- Born: 16 February 1982 Sydney, New South Wales, Australia
- Died: 29 May 2018 (aged 36) Sydney, New South Wales, Australia
- Occupations: Businessman, philanthropist
- Years active: 2015-2018
- Known for: Muslim charity project "Muslims Around the World"
- Notable work: MATW Projects

= Ali Banat =

Australian humanitarian (1982–2018)

Ali Banat (16 February 1982 – 29 May 2018) was an Australian businessman, later a humanitarian philanthropist, from the Sydney suburb of Greenacre and of Palestinian descent. He was running two successful businesses, a security company and an electrical company, when he was diagnosed with cancer in October 2015. After the cancer diagnosis, he donated everything he had for charitable causes.

== Muslims Around the World ==

After the diagnosis, he founded the charity 'Muslims Around the World', also known as MATW. An interview with Muslim preacher Mohamed Hoblos titled "Gifted with Cancer" brought further acclaim to his organization. The charity initially concentrated on Togo but soon expanded to other African nations including Burkina Faso, Ghana and Benin.

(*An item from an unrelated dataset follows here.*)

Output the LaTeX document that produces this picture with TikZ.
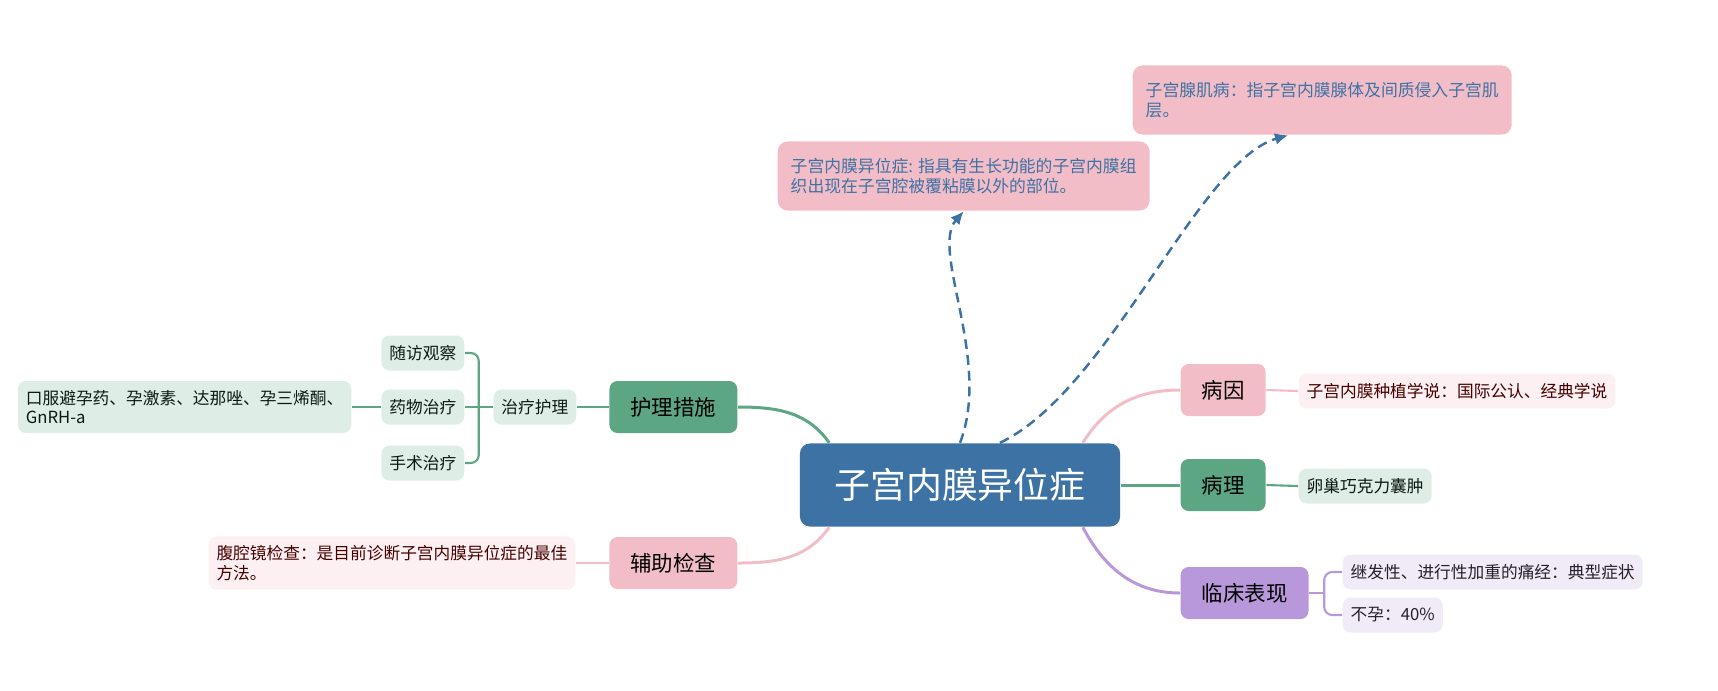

He came to the aid of people living in destitute communities by constructing clean water infrastructure, educational facilities, community health and safety facilities, orphanages, battered women shelters, and other institutions essential for the prosperity of those communities. Importantly, Banat dedicated his efforts to uplifting Muslim life in these areas, renovating mosques and encouraging the Muslim people therein to come together in solidarity.

==Death==
He was diagnosed with cancer in 2015 and died on 29 May 2018. He left a farewell video message.